Exercise task =>
The lines from the top of the material below through the line containing "3.5, 4, 4.5];" are to be printed exactly, with pictures omitted.

[begin Dataset section]

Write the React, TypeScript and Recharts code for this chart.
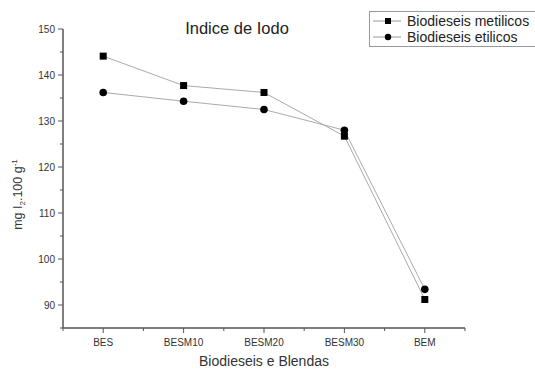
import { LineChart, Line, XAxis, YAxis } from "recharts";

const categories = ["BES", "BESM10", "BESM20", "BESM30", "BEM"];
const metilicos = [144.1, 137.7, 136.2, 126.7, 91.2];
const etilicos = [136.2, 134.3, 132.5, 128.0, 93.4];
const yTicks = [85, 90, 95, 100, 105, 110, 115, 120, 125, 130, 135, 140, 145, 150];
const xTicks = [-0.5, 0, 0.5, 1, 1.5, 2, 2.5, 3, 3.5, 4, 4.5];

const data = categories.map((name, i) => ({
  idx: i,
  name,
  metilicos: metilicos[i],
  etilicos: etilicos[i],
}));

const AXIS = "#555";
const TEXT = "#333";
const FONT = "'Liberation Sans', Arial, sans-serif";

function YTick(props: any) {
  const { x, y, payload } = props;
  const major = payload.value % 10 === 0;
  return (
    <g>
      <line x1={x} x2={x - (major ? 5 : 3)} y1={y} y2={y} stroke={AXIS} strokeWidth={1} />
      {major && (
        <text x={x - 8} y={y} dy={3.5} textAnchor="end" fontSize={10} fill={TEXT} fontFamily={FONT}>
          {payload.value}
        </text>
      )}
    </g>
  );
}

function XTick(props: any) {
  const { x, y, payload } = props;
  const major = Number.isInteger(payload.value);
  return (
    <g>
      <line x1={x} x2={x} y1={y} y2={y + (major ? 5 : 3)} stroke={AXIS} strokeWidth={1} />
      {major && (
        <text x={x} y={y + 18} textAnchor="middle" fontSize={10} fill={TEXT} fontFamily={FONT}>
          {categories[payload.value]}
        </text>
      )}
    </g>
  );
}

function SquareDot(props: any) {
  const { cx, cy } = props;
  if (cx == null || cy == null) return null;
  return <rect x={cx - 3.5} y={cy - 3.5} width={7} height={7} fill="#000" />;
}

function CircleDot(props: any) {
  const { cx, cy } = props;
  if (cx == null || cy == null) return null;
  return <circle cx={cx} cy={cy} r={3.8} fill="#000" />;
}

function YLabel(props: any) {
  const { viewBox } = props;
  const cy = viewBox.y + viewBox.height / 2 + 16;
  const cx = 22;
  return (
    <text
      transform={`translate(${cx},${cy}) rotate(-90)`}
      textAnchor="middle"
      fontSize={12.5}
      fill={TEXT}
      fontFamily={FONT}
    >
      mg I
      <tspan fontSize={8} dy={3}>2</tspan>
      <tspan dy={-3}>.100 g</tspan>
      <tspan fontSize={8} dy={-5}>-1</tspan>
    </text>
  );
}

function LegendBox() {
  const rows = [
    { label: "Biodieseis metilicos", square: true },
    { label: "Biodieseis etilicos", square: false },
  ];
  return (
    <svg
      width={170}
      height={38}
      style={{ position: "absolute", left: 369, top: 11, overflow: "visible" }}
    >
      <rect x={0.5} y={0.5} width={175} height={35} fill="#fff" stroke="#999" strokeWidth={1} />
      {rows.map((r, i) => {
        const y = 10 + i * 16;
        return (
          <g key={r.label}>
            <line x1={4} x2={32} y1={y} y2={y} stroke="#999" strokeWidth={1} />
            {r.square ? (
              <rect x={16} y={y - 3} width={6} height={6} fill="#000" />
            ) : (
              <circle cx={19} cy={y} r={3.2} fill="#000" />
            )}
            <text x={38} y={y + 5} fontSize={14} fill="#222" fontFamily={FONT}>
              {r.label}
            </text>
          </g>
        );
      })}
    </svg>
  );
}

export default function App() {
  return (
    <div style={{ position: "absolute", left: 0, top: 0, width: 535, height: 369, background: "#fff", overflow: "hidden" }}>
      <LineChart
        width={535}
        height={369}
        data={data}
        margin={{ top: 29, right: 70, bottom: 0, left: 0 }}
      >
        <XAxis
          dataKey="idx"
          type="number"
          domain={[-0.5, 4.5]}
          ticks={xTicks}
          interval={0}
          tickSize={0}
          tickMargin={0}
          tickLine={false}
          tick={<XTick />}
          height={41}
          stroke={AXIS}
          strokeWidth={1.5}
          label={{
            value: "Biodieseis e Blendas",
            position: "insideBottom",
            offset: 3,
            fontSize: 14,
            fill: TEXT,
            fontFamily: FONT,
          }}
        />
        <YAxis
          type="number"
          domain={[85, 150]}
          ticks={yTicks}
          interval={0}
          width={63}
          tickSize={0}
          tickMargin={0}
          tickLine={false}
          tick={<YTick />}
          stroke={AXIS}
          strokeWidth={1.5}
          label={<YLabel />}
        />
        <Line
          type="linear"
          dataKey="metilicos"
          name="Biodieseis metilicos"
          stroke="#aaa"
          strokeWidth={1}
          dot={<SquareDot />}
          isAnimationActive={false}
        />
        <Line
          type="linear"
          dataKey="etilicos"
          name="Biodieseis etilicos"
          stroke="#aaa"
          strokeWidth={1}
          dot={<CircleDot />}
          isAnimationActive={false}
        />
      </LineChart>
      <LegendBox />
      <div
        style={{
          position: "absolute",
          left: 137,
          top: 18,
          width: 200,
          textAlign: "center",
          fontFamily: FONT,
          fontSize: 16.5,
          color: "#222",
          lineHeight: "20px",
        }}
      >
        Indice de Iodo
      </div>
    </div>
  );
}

[end Dataset section]

Written solution =>
Write the React, TypeScript and Recharts code for this chart.
import { LineChart, Line, XAxis, YAxis } from "recharts";

const categories = ["BES", "BESM10", "BESM20", "BESM30", "BEM"];
const metilicos = [144.1, 137.7, 136.2, 126.7, 91.2];
const etilicos = [136.2, 134.3, 132.5, 128.0, 93.4];
const yTicks = [85, 90, 95, 100, 105, 110, 115, 120, 125, 130, 135, 140, 145, 150];
const xTicks = [-0.5, 0, 0.5, 1, 1.5, 2, 2.5, 3, 3.5, 4, 4.5];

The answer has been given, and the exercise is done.